* [The request] Extract the full listing verbatim and drop any pictures from your copy.

* [Recorded information]
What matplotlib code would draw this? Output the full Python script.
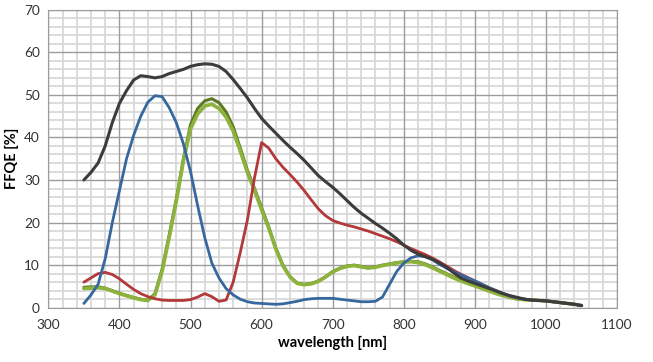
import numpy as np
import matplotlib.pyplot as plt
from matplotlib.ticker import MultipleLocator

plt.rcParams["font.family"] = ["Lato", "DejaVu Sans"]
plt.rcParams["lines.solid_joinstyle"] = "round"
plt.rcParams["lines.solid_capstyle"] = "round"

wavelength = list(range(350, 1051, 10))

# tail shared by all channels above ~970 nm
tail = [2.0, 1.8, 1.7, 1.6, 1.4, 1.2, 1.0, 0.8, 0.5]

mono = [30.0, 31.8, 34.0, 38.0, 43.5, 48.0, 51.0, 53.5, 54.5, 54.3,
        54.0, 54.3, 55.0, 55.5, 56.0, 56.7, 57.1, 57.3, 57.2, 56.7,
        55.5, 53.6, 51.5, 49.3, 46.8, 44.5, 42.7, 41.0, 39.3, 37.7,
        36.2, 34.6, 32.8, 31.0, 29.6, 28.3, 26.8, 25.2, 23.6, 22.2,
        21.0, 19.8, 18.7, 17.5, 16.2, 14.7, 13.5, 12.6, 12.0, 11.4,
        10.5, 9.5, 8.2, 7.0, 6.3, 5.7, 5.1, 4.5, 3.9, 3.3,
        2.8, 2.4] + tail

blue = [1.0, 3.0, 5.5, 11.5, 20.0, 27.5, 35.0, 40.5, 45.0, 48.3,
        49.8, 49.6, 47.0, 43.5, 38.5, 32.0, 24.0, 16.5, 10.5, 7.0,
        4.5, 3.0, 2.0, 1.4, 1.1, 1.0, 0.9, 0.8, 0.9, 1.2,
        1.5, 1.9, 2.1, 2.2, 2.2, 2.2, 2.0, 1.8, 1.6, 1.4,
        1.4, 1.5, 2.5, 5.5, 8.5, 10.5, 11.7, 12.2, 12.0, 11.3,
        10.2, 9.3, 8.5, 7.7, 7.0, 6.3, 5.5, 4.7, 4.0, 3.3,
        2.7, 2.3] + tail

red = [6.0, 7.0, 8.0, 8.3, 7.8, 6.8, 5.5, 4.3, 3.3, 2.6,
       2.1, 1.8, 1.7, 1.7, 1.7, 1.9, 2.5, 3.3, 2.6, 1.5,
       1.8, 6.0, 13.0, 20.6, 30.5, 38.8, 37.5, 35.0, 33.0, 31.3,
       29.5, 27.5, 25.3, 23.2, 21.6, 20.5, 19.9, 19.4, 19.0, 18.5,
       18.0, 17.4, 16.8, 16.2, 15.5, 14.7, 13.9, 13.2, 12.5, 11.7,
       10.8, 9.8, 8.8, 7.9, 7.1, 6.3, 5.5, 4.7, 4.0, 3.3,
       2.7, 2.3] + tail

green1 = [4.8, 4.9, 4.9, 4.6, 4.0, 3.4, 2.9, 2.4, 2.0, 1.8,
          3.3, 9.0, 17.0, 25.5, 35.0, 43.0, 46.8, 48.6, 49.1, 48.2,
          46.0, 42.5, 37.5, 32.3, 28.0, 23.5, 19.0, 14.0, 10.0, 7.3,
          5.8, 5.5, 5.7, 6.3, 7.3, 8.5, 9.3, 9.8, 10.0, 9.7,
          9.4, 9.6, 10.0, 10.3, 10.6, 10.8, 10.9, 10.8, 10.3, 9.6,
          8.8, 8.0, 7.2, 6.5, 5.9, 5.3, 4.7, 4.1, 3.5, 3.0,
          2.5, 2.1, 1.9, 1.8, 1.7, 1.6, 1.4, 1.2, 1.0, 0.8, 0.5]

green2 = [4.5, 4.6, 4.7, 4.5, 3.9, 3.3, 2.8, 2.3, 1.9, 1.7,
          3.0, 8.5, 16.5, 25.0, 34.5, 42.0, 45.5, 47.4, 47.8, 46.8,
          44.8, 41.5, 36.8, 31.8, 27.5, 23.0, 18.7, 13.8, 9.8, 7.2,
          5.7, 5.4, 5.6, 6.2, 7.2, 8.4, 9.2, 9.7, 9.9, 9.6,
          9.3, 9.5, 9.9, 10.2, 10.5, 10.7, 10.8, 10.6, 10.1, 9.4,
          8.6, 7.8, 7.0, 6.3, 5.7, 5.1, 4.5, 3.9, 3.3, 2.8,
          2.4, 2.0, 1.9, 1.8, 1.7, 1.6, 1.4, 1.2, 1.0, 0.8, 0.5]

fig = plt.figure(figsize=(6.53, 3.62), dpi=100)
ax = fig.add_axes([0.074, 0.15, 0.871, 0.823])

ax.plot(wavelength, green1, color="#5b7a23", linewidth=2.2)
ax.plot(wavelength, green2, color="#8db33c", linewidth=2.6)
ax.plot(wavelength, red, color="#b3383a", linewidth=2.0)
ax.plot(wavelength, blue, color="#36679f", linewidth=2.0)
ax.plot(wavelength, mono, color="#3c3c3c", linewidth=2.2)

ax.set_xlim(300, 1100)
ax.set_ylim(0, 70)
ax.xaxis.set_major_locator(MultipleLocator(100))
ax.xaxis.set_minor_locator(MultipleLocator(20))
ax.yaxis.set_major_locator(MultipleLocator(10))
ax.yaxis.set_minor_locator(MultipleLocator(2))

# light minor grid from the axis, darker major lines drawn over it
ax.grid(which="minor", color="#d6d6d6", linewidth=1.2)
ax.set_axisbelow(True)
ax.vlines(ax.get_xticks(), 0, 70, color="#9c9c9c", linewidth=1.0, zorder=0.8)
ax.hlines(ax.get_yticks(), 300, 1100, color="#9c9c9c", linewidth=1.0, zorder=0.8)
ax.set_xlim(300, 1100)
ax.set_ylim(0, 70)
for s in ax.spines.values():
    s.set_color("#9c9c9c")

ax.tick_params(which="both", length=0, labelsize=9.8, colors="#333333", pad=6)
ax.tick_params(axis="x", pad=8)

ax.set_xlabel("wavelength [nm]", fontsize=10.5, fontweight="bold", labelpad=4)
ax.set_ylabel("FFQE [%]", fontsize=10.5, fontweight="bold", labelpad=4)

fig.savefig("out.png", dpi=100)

* [Written response]
What matplotlib code would draw this? Output the full Python script.
import numpy as np
import matplotlib.pyplot as plt
from matplotlib.ticker import MultipleLocator

plt.rcParams["font.family"] = ["Lato", "DejaVu Sans"]
plt.rcParams["lines.solid_joinstyle"] = "round"
plt.rcParams["lines.solid_capstyle"] = "round"

wavelength = list(range(350, 1051, 10))

# tail shared by all channels above ~970 nm
tail = [2.0, 1.8, 1.7, 1.6, 1.4, 1.2, 1.0, 0.8, 0.5]

mono = [30.0, 31.8, 34.0, 38.0, 43.5, 48.0, 51.0, 53.5, 54.5, 54.3,
        54.0, 54.3, 55.0, 55.5, 56.0, 56.7, 57.1, 57.3, 57.2, 56.7,
        55.5, 53.6, 51.5, 49.3, 46.8, 44.5, 42.7, 41.0, 39.3, 37.7,
        36.2, 34.6, 32.8, 31.0, 29.6, 28.3, 26.8, 25.2, 23.6, 22.2,
        21.0, 19.8, 18.7, 17.5, 16.2, 14.7, 13.5, 12.6, 12.0, 11.4,
        10.5, 9.5, 8.2, 7.0, 6.3, 5.7, 5.1, 4.5, 3.9, 3.3,
        2.8, 2.4] + tail

blue = [1.0, 3.0, 5.5, 11.5, 20.0, 27.5, 35.0, 40.5, 45.0, 48.3,
        49.8, 49.6, 47.0, 43.5, 38.5, 32.0, 24.0, 16.5, 10.5, 7.0,
        4.5, 3.0, 2.0, 1.4, 1.1, 1.0, 0.9, 0.8, 0.9, 1.2,
        1.5, 1.9, 2.1, 2.2, 2.2, 2.2, 2.0, 1.8, 1.6, 1.4,
        1.4, 1.5, 2.5, 5.5, 8.5, 10.5, 11.7, 12.2, 12.0, 11.3,
        10.2, 9.3, 8.5, 7.7, 7.0, 6.3, 5.5, 4.7, 4.0, 3.3,
        2.7, 2.3] + tail

red = [6.0, 7.0, 8.0, 8.3, 7.8, 6.8, 5.5, 4.3, 3.3, 2.6,
       2.1, 1.8, 1.7, 1.7, 1.7, 1.9, 2.5, 3.3, 2.6, 1.5,
       1.8, 6.0, 13.0, 20.6, 30.5, 38.8, 37.5, 35.0, 33.0, 31.3,
       29.5, 27.5, 25.3, 23.2, 21.6, 20.5, 19.9, 19.4, 19.0, 18.5,
       18.0, 17.4, 16.8, 16.2, 15.5, 14.7, 13.9, 13.2, 12.5, 11.7,
       10.8, 9.8, 8.8, 7.9, 7.1, 6.3, 5.5, 4.7, 4.0, 3.3,
       2.7, 2.3] + tail

green1 = [4.8, 4.9, 4.9, 4.6, 4.0, 3.4, 2.9, 2.4, 2.0, 1.8,
          3.3, 9.0, 17.0, 25.5, 35.0, 43.0, 46.8, 48.6, 49.1, 48.2,
          46.0, 42.5, 37.5, 32.3, 28.0, 23.5, 19.0, 14.0, 10.0, 7.3,
          5.8, 5.5, 5.7, 6.3, 7.3, 8.5, 9.3, 9.8, 10.0, 9.7,
          9.4, 9.6, 10.0, 10.3, 10.6, 10.8, 10.9, 10.8, 10.3, 9.6,
          8.8, 8.0, 7.2, 6.5, 5.9, 5.3, 4.7, 4.1, 3.5, 3.0,
          2.5, 2.1, 1.9, 1.8, 1.7, 1.6, 1.4, 1.2, 1.0, 0.8, 0.5]

green2 = [4.5, 4.6, 4.7, 4.5, 3.9, 3.3, 2.8, 2.3, 1.9, 1.7,
          3.0, 8.5, 16.5, 25.0, 34.5, 42.0, 45.5, 47.4, 47.8, 46.8,
          44.8, 41.5, 36.8, 31.8, 27.5, 23.0, 18.7, 13.8, 9.8, 7.2,
          5.7, 5.4, 5.6, 6.2, 7.2, 8.4, 9.2, 9.7, 9.9, 9.6,
          9.3, 9.5, 9.9, 10.2, 10.5, 10.7, 10.8, 10.6, 10.1, 9.4,
          8.6, 7.8, 7.0, 6.3, 5.7, 5.1, 4.5, 3.9, 3.3, 2.8,
          2.4, 2.0, 1.9, 1.8, 1.7, 1.6, 1.4, 1.2, 1.0, 0.8, 0.5]

fig = plt.figure(figsize=(6.53, 3.62), dpi=100)
ax = fig.add_axes([0.074, 0.15, 0.871, 0.823])

ax.plot(wavelength, green1, color="#5b7a23", linewidth=2.2)
ax.plot(wavelength, green2, color="#8db33c", linewidth=2.6)
ax.plot(wavelength, red, color="#b3383a", linewidth=2.0)
ax.plot(wavelength, blue, color="#36679f", linewidth=2.0)
ax.plot(wavelength, mono, color="#3c3c3c", linewidth=2.2)

ax.set_xlim(300, 1100)
ax.set_ylim(0, 70)
ax.xaxis.set_major_locator(MultipleLocator(100))
ax.xaxis.set_minor_locator(MultipleLocator(20))
ax.yaxis.set_major_locator(MultipleLocator(10))
ax.yaxis.set_minor_locator(MultipleLocator(2))

# light minor grid from the axis, darker major lines drawn over it
ax.grid(which="minor", color="#d6d6d6", linewidth=1.2)
ax.set_axisbelow(True)
ax.vlines(ax.get_xticks(), 0, 70, color="#9c9c9c", linewidth=1.0, zorder=0.8)
ax.hlines(ax.get_yticks(), 300, 1100, color="#9c9c9c", linewidth=1.0, zorder=0.8)
ax.set_xlim(300, 1100)
ax.set_ylim(0, 70)
for s in ax.spines.values():
    s.set_color("#9c9c9c")

ax.tick_params(which="both", length=0, labelsize=9.8, colors="#333333", pad=6)
ax.tick_params(axis="x", pad=8)

ax.set_xlabel("wavelength [nm]", fontsize=10.5, fontweight="bold", labelpad=4)
ax.set_ylabel("FFQE [%]", fontsize=10.5, fontweight="bold", labelpad=4)

fig.savefig("out.png", dpi=100)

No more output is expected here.